Bishop's Message

The queue and the circle

Jan 2010    

GOD’S QUALITY LOVE

“The quality of God’s love for each of us is never diluted or diminished by our numbers. It does not mean that the more of us there are, the less God’s love and attention for each of us. No, He gives each of us undivided attention so much so that at times it may feel like all His attention is showered upon an individual. In truth, that is the way He relates to all.”

DO OUR PRAYERS have to line up in a queue in heaven to get God’s attention? How does God handle all the millions of petitions that go up to Him at any given moment?

Answers to these questions depend on our view of God, and of time and eternity. They depend on our own experience of God and our observations of those around us. Early in my Christian walk, I had the distinct impression that I was one of God’s favourites – not because of what I was doing for Him, but more because of the experience of grace upon grace, the steady stream of blessings that came my way from the heavenly Father. I suspected that God was treating me specially and wondered why – since I did not deserve to be treated so.

When I walked further in the Christian life, I realised that I was surrounded by God’s favourites. Soon, on deeper reflection, I came to realise with conviction that everyone is God’s favourite (though many remain prodigal). He loves every human being with perfect love and has time for each of His creatures. He longs to lavish His generous love on everyone. He gives attention to each one. As our Lord reminds us, He showers His rain on all, both the wicked and the righteous (Mt. 5:45).

How does God manage to do this? How can He give undivided attention to all when there are so many – billions – of us? Any parent who has more than one child will understand the challenge. John Wesley’s mother, Susanna, had 19 children, many of whom died, but she still had a large brood to take care of. To give attention to each, she set aside contact time once a week for each child. She was a wise and loving mother; yet she was unable to give undivided attention to all her children all the time.

How, then, does God do it? The Bible declares that as far as the Lord is concerned, “a day is like a thousand years, and a thousand years are like a day”. (2 Pet. 3:8). God’s time and timings are different from ours. He is able to operate in time and history; yet He is not bound by time as we know and experience it. He dwells in eternity – and how can we really understand eternity because we are creatures bound by space and time?

How then, does a God who is able to move back and forth from the two realms of time and eternity relate with us and our prayers? C. S. Lewis offers some interesting insights on this in his classic, Mere Christianity: “Almost certainly God is not in Time. His life does not consist of moments following one another. If a million people are praying to Him at ten-thirty tonight, He need not listen to them all in that one little snippet which we call ten-thirty. Ten-thirty – and every other moment from the beginning of the world – is always the Present for Him. If you like to put it that way, He has all eternity in which to listen to the split second of prayer put up by a pilot as His plane crashes in flames.”

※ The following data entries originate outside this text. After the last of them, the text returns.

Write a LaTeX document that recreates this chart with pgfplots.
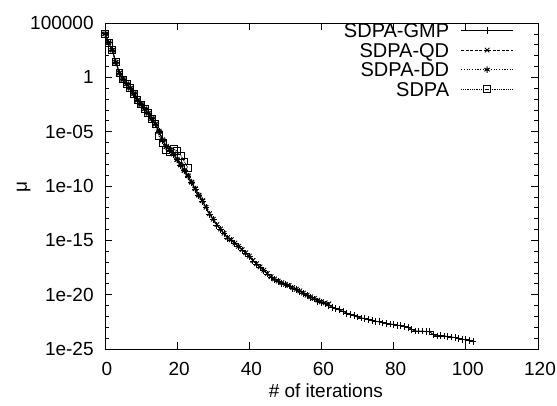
\documentclass[border=0pt]{standalone}
\usepackage{fontspec}
\setmainfont{Liberation Sans}
\usepackage{pgfplots}
\usepackage{pgfplotstable}
\pgfplotsset{compat=1.18}

\pgfplotstableread{
x y
0 1e4
1 1.58e3
2 3.16e2
3 2.51e1
4 2.51
5 6.31e-1
6 2.51e-1
7 1e-1
8 3.16e-2
9 7.94e-3
10 3.16e-3
11 1.26e-3
12 5.01e-4
13 1.58e-4
14 5.01e-5
15 1e-5
16 1.58e-6
17 3.98e-7
18 2.0e-7
19 7.94e-8
20 2.51e-8
21 7.94e-9
22 2.51e-9
23 7.94e-10
24 2.0e-10
25 5.01e-11
26 1.26e-11
27 3.98e-12
28 1e-12
29 2.51e-13
30 7.94e-14
31 2.51e-14
32 1e-14
33 3.98e-15
34 1.58e-15
35 1e-15
36 5.01e-16
37 2.51e-16
38 1.26e-16
39 6.31e-17
40 3.16e-17
41 1.26e-17
42 6.31e-18
43 3.16e-18
44 1.58e-18
45 7.94e-19
46 3.98e-19
47 2.51e-19
48 1.58e-19
49 1.12e-19
50 7.94e-20
51 6.31e-20
52 3.98e-20
53 2.82e-20
54 2.0e-20
55 1.26e-20
56 7.94e-21
57 5.62e-21
58 3.98e-21
59 2.51e-21
60 1.78e-21
61 1.41e-21
62 1e-21
63 7.08e-22
64 5.01e-22
65 3.98e-22
66 2.82e-22
67 2.0e-22
68 1.58e-22
69 1.12e-22
70 8.91e-23
71 7.08e-23
72 6.31e-23
73 5.01e-23
74 3.98e-23
75 3.55e-23
76 3.16e-23
77 2.51e-23
78 2.24e-23
79 2.0e-23
80 1.78e-23
81 1.58e-23
82 1.41e-23
83 1.26e-23
84 1e-23
85 6.31e-24
86 4.47e-24
87 4.47e-24
88 4.47e-24
89 3.98e-24
90 3.98e-24
91 2.0e-24
92 1.58e-24
93 1.78e-24
94 1.58e-24
95 1.41e-24
96 1.26e-24
97 1.12e-24
98 8.91e-25
99 7.94e-25
100 7.08e-25
101 5.62e-25
102 5.01e-25
}\gmp

\pgfplotstableread{
x y
0 1e4
1 1.58e3
2 3.16e2
3 2.51e1
4 2.51
5 6.31e-1
6 2.51e-1
7 1e-1
8 3.16e-2
9 7.94e-3
10 3.16e-3
11 1.26e-3
12 5.01e-4
13 1.58e-4
14 5.01e-5
15 1.12e-5
16 1.78e-6
17 4.47e-7
18 2.24e-7
19 8.91e-8
20 2.82e-8
21 8.91e-9
22 2.82e-9
23 8.91e-10
24 2.24e-10
25 5.62e-11
26 1.41e-11
27 4.47e-12
28 1.12e-12
29 2.82e-13
30 8.91e-14
31 2.82e-14
32 1.12e-14
33 4.47e-15
34 1.78e-15
35 1.12e-15
36 5.62e-16
37 2.82e-16
38 1.41e-16
39 7.08e-17
40 3.55e-17
41 1.41e-17
42 7.08e-18
43 3.55e-18
44 1.78e-18
45 8.91e-19
46 4.47e-19
47 2.82e-19
48 1.78e-19
49 1.26e-19
50 8.91e-20
51 7.08e-20
52 4.47e-20
53 3.16e-20
54 2.24e-20
55 1.41e-20
56 8.91e-21
57 6.31e-21
58 4.47e-21
59 3.16e-21
60 2.24e-21
61 1.78e-21
62 1.41e-21
}\qd

\pgfplotstableread{
x y
0 1e4
1 1.58e3
2 3.16e2
3 2.51e1
4 2.51
5 6.31e-1
6 2.51e-1
7 1e-1
8 3.16e-2
9 7.94e-3
10 3.16e-3
11 1.26e-3
12 5.01e-4
13 1.58e-4
14 5.01e-5
15 1.0e-5
16 1.58e-6
17 3.98e-7
18 2.0e-7
19 7.94e-8
20 2.51e-8
21 7.94e-9
22 2.51e-9
23 7.94e-10
24 2.24e-10
25 5.62e-11
26 1.41e-11
27 4.47e-12
}\dd

\pgfplotstableread{
x y
0 1e4
1 1.58e3
2 3.16e2
3 2.51e1
4 2.51
5 6.31e-1
6 2.51e-1
7 1e-1
8 3.16e-2
9 7.94e-3
10 3.16e-3
11 1.26e-3
12 5.01e-4
13 1.58e-4
14 5.01e-5
15 3.98e-6
16 8.71e-7
17 2.0e-7
18 1.41e-7
19 2.51e-7
20 1.58e-7
21 6.31e-8
22 1.78e-8
23 4.47e-9
}\sdpa

\begin{document}
\fontsize{18.5}{22}\selectfont
\begin{tikzpicture}
\path[use as bounding box] (-105pt,-57pt) rectangle (452pt,349pt);
\begin{axis}[
  scale only axis,
  width=433pt, height=326pt,
  at={(0,0)}, anchor=south west,
  ymode=log,
  xmin=0, xmax=120,
  ymin=1e-25, ymax=1e5,
  xtick={0,20,...,120},
  ytick={1e-25,1e-20,1e-15,1e-10,1e-5,1,1e5},
  yticklabels={1e-25,1e-20,1e-15,1e-10,1e-05,1,100000},
  minor ytick={1e4,1e3,1e2,1e1,1e-1,1e-2,1e-3,1e-4,1e-6,1e-7,1e-8,1e-9,1e-11,1e-12,1e-13,1e-14,1e-16,1e-17,1e-18,1e-19,1e-21,1e-22,1e-23,1e-24},
  /pgf/number format/assume math mode=true,
  tick align=inside,
  xtick pos=both, ytick pos=both,
  major tick length=7pt, minor tick length=4pt,
  every tick/.style={black, line width=0.7pt},
  axis line style={line width=0.8pt},
  tick label style={font=\fontsize{19}{22}\selectfont},
  yticklabel style={xshift=-5pt},
  xticklabel style={yshift=-7pt, xshift=2pt},
  xlabel={\# of iterations},
  ylabel={μ},
  label style={font=\fontsize{19}{22}\selectfont},
  xlabel style={at={(axis description cs:0.51,-0.128)}, anchor=center},
  ylabel style={at={(axis description cs:-0.188,0.497)}, anchor=center},
  legend plot pos=right,
  legend cell align=right,
  legend style={draw=none, fill=none, at={(0.951,1.014)}, anchor=north east,
    font=\fontsize{20}{22}\selectfont,
    column sep=9pt,
    nodes={inner sep=2.5pt, text height=14.6pt, text depth=0pt}},
  legend image code/.code={\draw[mark repeat=2,mark phase=2,#1] plot coordinates {(0pt,0pt) (26pt,0pt) (52pt,0pt)};},
  every axis plot/.append style={line width=0.9pt, black},
]
\addplot[mark=+, mark size=3.4pt, mark options={solid, line width=0.9pt}] table {\gmp};
\addlegendentry{SDPA-GMP}
\addplot[dash pattern=on 3pt off 1.5pt, mark=x, mark size=3.2pt, mark options={solid, line width=0.9pt}] table {\qd};
\addlegendentry{SDPA-QD}
\addplot[dash pattern=on 1.2pt off 1.5pt, mark=asterisk, mark size=3.2pt, mark options={solid, line width=0.9pt}] table {\dd};
\addlegendentry{SDPA-DD}
\addplot[dash pattern=on 1pt off 0.8pt, mark=square, mark size=3.4pt, mark options={solid, line width=0.9pt}] table {\sdpa};
\addlegendentry{SDPA}
\end{axis}
\end{tikzpicture}
\end{document}
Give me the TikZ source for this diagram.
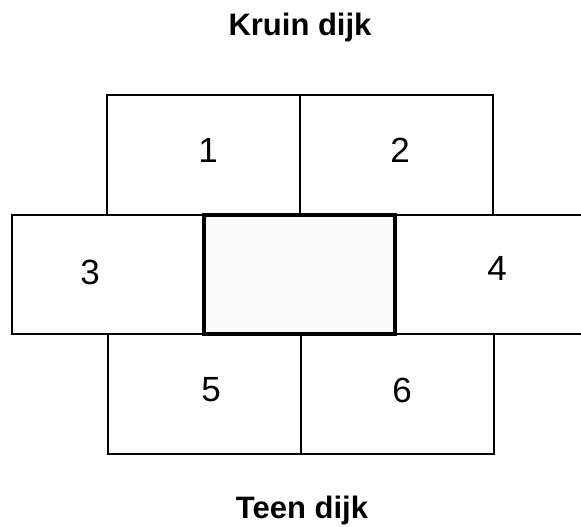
\documentclass[tikz,border=0pt]{standalone}
\usepackage{fontspec}
\setmainfont{Liberation Sans}

\begin{document}
\begin{tikzpicture}[x=1pt,y=-1pt]
% 581 x 527, dijkvak met omliggende vakken
\useasboundingbox (0,0) rectangle (581,527);
\path[draw=black,line width=2pt,line join=miter] (107,95) rectangle (300,215);
\path[draw=black,line width=2pt,line join=miter] (300,95) rectangle (493,215);
\path[draw=black,line width=2pt,line join=miter] (12,215) rectangle (204,334);
\path[draw=black,line width=2pt,line join=miter] (395,215) rectangle (592,334);
\path[draw=black,line width=2pt,line join=miter] (108,334) rectangle (301,454);
\path[draw=black,line width=2pt,line join=miter] (301,334) rectangle (494,454);
\path[fill=black!2,draw=black,line width=3.5pt,line join=miter] (204,215) rectangle (395,334);
\node[anchor=base,font=\bfseries\fontsize{31}{36}\selectfont] (kruin) at (300,36) {Kruin dijk};
\node[anchor=base,font=\bfseries\fontsize{31}{36}\selectfont] (teen) at (302,518) {Teen dijk};
\node[font=\fontsize{35}{40}\selectfont] (vak1) at (208,150) {1};
\node[font=\fontsize{35}{40}\selectfont] (vak2) at (400,150) {2};
\node[font=\fontsize{35}{40}\selectfont] (vak3) at (90,272) {3};
\node[font=\fontsize{35}{40}\selectfont] (vak4) at (497,268) {4};
\node[font=\fontsize{35}{40}\selectfont] (vak5) at (211,390) {5};
\node[font=\fontsize{35}{40}\selectfont] (vak6) at (402,390) {6};
\end{tikzpicture}
\end{document}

Lewis suggests that God has the leisure of eternity to examine and respond to our prayers. Think about it. How this really works is the subject of speculation and imagination on the part of philosophers and theologians. Even if we are not so inclined, we can still draw some simple lessons for our everyday lives.

WE CAN REST ASSURED that God is never in a hurry. He is not harassed or stressed by challenges, demands and problems. He is never too busy to listen with careful attention to our feeblest prayers, or to notice the simplest of our acts. He is not distracted not to feel with us our pains and sorrows, or to count every tear that flows down our faces (Ps. 56:8).

How does God do it? He does it by relating to us from His eternal perspective. He has all the time, so to speak, to attend to each of us. He gives undivided attention to each of us all the time – that is the incredible and wonderful truth. As C. S. Lewis says, “He has infinite attention to spare for each of us. He does not have to deal with us in the mass. You are as much alone with Him as if you were the only being He had ever created. When Christ died, He died for you individually just as much as if you had been the only man in the world.”

This, of course, is not an invitation to an individualistic approach to salvation or Christian discipleship. It is not a call for a private and self-absorbed kind of Christianity. However, it is a reminder of the personal nature of our relationship with God in Christ that anchors all our other relationships.

In other words, the quality of God’s love for each of us is never diluted or diminished by our numbers. It does not mean that the more of us there are, the less God’s love and attention for each of us. No, He gives each of us undivided attention so much so that at times it may feel like all His attention is showered upon an individual. In truth, that is the way He relates to all. In His unhurried eternal leisure He can turn our words around and examine them eternally or take an act of our worship and endlessly dwell on it with divine pleasure. Our urgent cries for help receive His eternal attention. And He has all eternity to respond to each of our needs and aspirations. You cannot receive more attention or caring and careful love than that.

We do not queue up in God’s presence, waiting for our turn to receive His attention. Instead we stand in a circle of love. And God attends to us with full attention given to one and all – all the time. Only He can do it.